Supreme Court Halts Biden's New Student Debt Relief Plan Amid Legal Battles
The Supreme Court has paused the Biden administration’s new student debt relief plan as lower courts handle multiple lawsuits. The plan aims to ease loan repayments and provide faster debt cancellation. Cost estimates for the program vary, with conflicting figures from the administration and Republican-led states.
- Country:
- United States
The Supreme Court has placed a hold on the Biden administration's latest multibillion-dollar student debt relief plan as multiple lawsuits proceed through lower courts.

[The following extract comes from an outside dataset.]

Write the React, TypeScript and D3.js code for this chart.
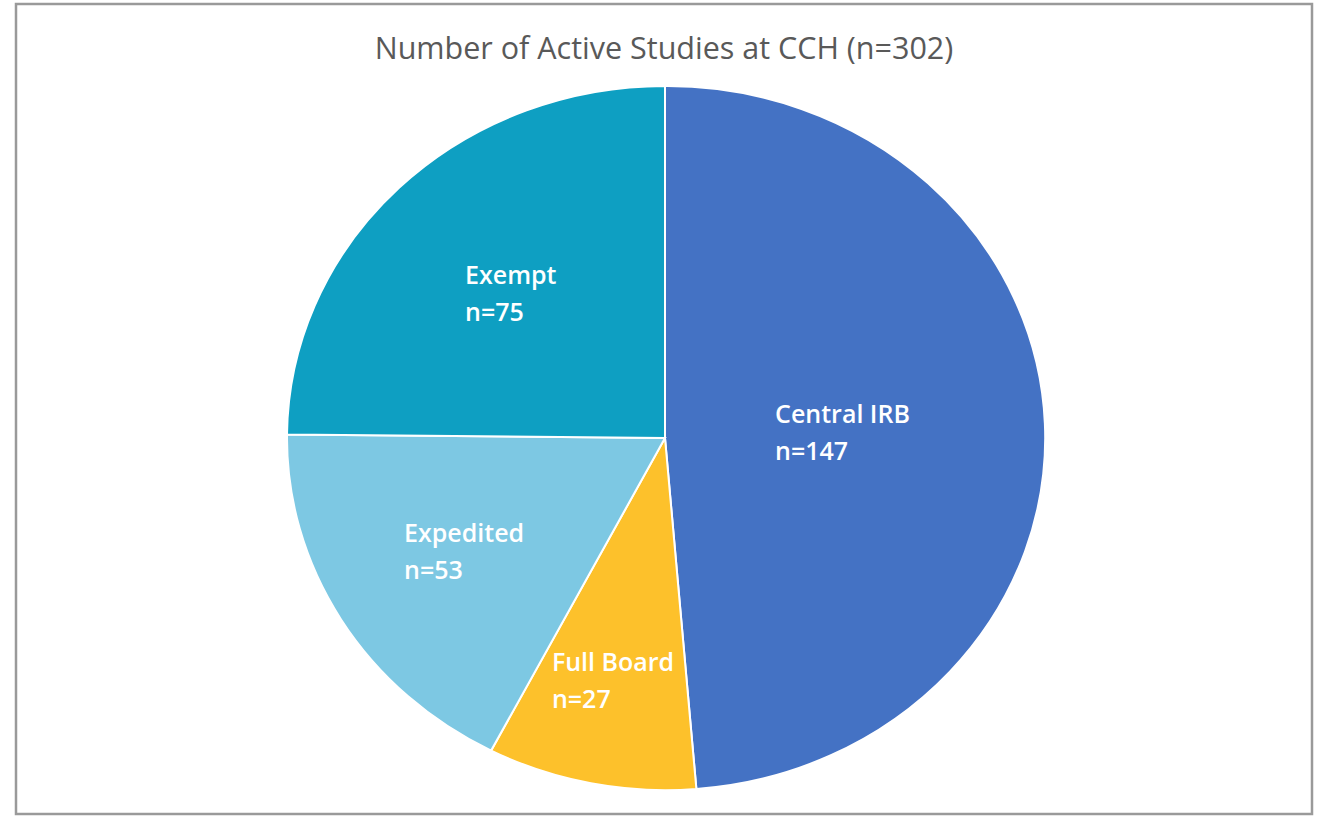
import React, { useEffect, useRef } from 'react'
import * as d3 from 'd3'

const categories = ['Central IRB', 'Full Board', 'Expedited', 'Exempt']
const counts = [147, 27, 53, 75]
const colors = ['#4472C4', '#FDC12B', '#7DC8E3', '#0E9FC2']
// how far out along the slice each label block sits (fraction of radius)
const labelFactor = [0.47, 0.7, 0.62, 0.58]

const W = 1324
const H = 816

const App = () => {
  const ref = useRef<SVGSVGElement>(null)

  useEffect(() => {
    draw()
  })

  const draw = () => {
    const svg = d3.select(ref.current)
    svg.selectAll('*').remove()

    svg
      .append('rect')
      .attr('x', 16)
      .attr('y', 4)
      .attr('width', 1296)
      .attr('height', 810)
      .attr('fill', '#fff')
      .attr('stroke', '#9a9a9a')
      .attr('stroke-width', 2.5)

    svg
      .append('text')
      .attr('x', 664)
      .attr('y', 59)
      .attr('text-anchor', 'middle')
      .style('font-family', '"Open Sans", sans-serif')
      .style('font-size', '30.5px')
      .attr('fill', '#595959')
      .text(`Number of Active Studies at CCH (n=${d3.sum(counts)})`)

    const cx = 665
    const cy = 438
    const rx = 378
    const ry = 352

    const data = categories.map((c, i) => ({ name: c, value: counts[i], i }))
    const pie = d3.pie<any>().value((d) => d.value).sort(null)
    const arcs = pie(data)
    const arc = d3.arc<any>().innerRadius(0).outerRadius(1)

    const g = svg.append('g').attr('transform', `translate(${cx},${cy})`)

    g.append('g')
      .attr('transform', `scale(${rx},${ry})`)
      .selectAll('path')
      .data(arcs)
      .enter()
      .append('path')
      .attr('d', (d) => arc(d) as string)
      .attr('fill', (d) => colors[d.data.i])
      .attr('stroke', '#fff')
      .attr('stroke-width', 2)
      .attr('vector-effect', 'non-scaling-stroke')

    arcs.forEach((d) => {
      const mid = (d.startAngle + d.endAngle) / 2
      const f = labelFactor[d.data.i]
      const px = Math.sin(mid) * f * rx
      const py = -Math.cos(mid) * f * ry
      const t = g
        .append('text')
        .style('font-family', '"Open Sans", sans-serif')
        .style('font-size', '25px')
        .style('font-weight', 600)
        .attr('fill', '#fff')
      t.append('tspan').attr('x', 0).attr('y', 0).text(d.data.name)
      t.append('tspan').attr('x', 0).attr('y', 37).text(`n=${d.data.value}`)
      const bb = (t.node() as SVGTextElement).getBBox()
      t.attr(
        'transform',
        `translate(${px - bb.x - bb.width / 2},${py - bb.y - bb.height / 2})`
      )
    })
  }

  return (
    <svg
      ref={ref}
      width={W}
      height={H}
      style={{ display: 'block', position: 'absolute', left: 0, top: 0 }}
    />
  )
}

export default App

The justices declined the administration's request to reinstate most of the plan, which was previously blocked by the 8th US Circuit Court of Appeals. In an unsigned order, the Supreme Court indicated that it expects the appeals court to deliver a more comprehensive decision on the plan "with appropriate dispatch." The Education Department's initiative seeks to offer a quicker route to loan cancellation and reduce income-based monthly repayments from 10 percent to 5 percent of a borrower's discretionary income. Additionally, the plan would eliminate payments for borrowers earning below 225 percent of the federal poverty line, approximately $32,800 a year for a single individual.
Previously, the Supreme Court's conservative majority rejected a plan that would have forgiven over $400 billion in student loan debt. Estimates of the new SAVE plan's cost range from $276 billion, according to the administration's Congressional Budget Office, to $475 billion over ten years, as projected by Republican-led states challenging the plan.